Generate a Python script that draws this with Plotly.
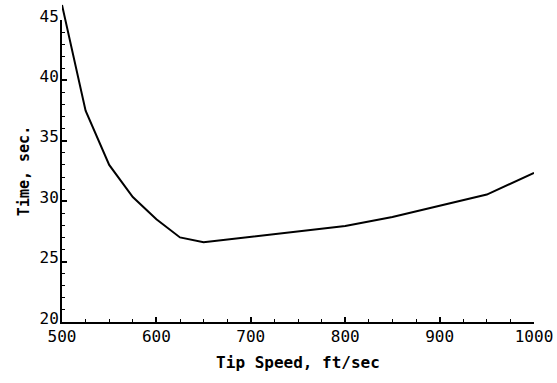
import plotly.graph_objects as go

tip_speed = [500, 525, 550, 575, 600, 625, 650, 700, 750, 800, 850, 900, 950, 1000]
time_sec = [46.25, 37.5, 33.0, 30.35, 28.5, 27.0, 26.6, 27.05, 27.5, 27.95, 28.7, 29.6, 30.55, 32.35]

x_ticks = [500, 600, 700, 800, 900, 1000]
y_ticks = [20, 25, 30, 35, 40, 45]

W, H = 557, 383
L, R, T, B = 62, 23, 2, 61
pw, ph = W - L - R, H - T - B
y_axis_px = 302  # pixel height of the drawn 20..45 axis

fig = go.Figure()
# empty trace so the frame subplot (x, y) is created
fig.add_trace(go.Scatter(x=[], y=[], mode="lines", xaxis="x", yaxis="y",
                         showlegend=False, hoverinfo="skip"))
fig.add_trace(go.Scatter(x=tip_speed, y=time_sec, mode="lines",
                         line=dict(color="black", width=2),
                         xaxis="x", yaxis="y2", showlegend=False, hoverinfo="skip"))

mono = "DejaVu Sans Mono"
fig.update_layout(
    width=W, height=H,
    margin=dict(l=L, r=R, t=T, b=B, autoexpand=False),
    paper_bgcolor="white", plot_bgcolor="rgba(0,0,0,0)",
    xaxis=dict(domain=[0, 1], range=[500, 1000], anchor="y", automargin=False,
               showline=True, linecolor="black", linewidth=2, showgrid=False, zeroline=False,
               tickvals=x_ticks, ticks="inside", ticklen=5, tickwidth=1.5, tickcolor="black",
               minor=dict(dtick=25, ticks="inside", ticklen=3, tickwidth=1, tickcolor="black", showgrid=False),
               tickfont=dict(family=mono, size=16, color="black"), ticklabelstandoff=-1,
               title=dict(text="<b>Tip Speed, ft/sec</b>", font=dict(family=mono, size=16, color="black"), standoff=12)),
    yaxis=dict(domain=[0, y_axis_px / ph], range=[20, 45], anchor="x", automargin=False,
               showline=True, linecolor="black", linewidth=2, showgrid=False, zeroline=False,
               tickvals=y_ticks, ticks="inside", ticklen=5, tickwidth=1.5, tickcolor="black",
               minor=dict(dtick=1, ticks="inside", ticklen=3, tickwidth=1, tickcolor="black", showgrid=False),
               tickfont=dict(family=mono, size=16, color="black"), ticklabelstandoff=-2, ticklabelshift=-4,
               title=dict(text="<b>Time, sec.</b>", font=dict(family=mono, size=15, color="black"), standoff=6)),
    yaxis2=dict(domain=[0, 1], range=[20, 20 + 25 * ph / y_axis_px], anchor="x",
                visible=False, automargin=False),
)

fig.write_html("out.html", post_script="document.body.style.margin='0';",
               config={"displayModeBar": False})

#### REQUIRED TASK
Restate the data above word for word. Skip every picture.

#### OUTPUT OF THE EXERCISE
Generate a Python script that draws this with Plotly.
import plotly.graph_objects as go

tip_speed = [500, 525, 550, 575, 600, 625, 650, 700, 750, 800, 850, 900, 950, 1000]
time_sec = [46.25, 37.5, 33.0, 30.35, 28.5, 27.0, 26.6, 27.05, 27.5, 27.95, 28.7, 29.6, 30.55, 32.35]

x_ticks = [500, 600, 700, 800, 900, 1000]
y_ticks = [20, 25, 30, 35, 40, 45]

W, H = 557, 383
L, R, T, B = 62, 23, 2, 61
pw, ph = W - L - R, H - T - B
y_axis_px = 302  # pixel height of the drawn 20..45 axis

fig = go.Figure()
# empty trace so the frame subplot (x, y) is created
fig.add_trace(go.Scatter(x=[], y=[], mode="lines", xaxis="x", yaxis="y",
                         showlegend=False, hoverinfo="skip"))
fig.add_trace(go.Scatter(x=tip_speed, y=time_sec, mode="lines",
                         line=dict(color="black", width=2),
                         xaxis="x", yaxis="y2", showlegend=False, hoverinfo="skip"))

mono = "DejaVu Sans Mono"
fig.update_layout(
    width=W, height=H,
    margin=dict(l=L, r=R, t=T, b=B, autoexpand=False),
    paper_bgcolor="white", plot_bgcolor="rgba(0,0,0,0)",
    xaxis=dict(domain=[0, 1], range=[500, 1000], anchor="y", automargin=False,
               showline=True, linecolor="black", linewidth=2, showgrid=False, zeroline=False,
               tickvals=x_ticks, ticks="inside", ticklen=5, tickwidth=1.5, tickcolor="black",
               minor=dict(dtick=25, ticks="inside", ticklen=3, tickwidth=1, tickcolor="black", showgrid=False),
               tickfont=dict(family=mono, size=16, color="black"), ticklabelstandoff=-1,
               title=dict(text="<b>Tip Speed, ft/sec</b>", font=dict(family=mono, size=16, color="black"), standoff=12)),
    yaxis=dict(domain=[0, y_axis_px / ph], range=[20, 45], anchor="x", automargin=False,
               showline=True, linecolor="black", linewidth=2, showgrid=False, zeroline=False,
               tickvals=y_ticks, ticks="inside", ticklen=5, tickwidth=1.5, tickcolor="black",
               minor=dict(dtick=1, ticks="inside", ticklen=3, tickwidth=1, tickcolor="black", showgrid=False),
               tickfont=dict(family=mono, size=16, color="black"), ticklabelstandoff=-2, ticklabelshift=-4,
               title=dict(text="<b>Time, sec.</b>", font=dict(family=mono, size=15, color="black"), standoff=6)),
    yaxis2=dict(domain=[0, 1], range=[20, 20 + 25 * ph / y_axis_px], anchor="x",
                visible=False, automargin=False),
)

fig.write_html("out.html", post_script="document.body.style.margin='0';",
               config={"displayModeBar": False})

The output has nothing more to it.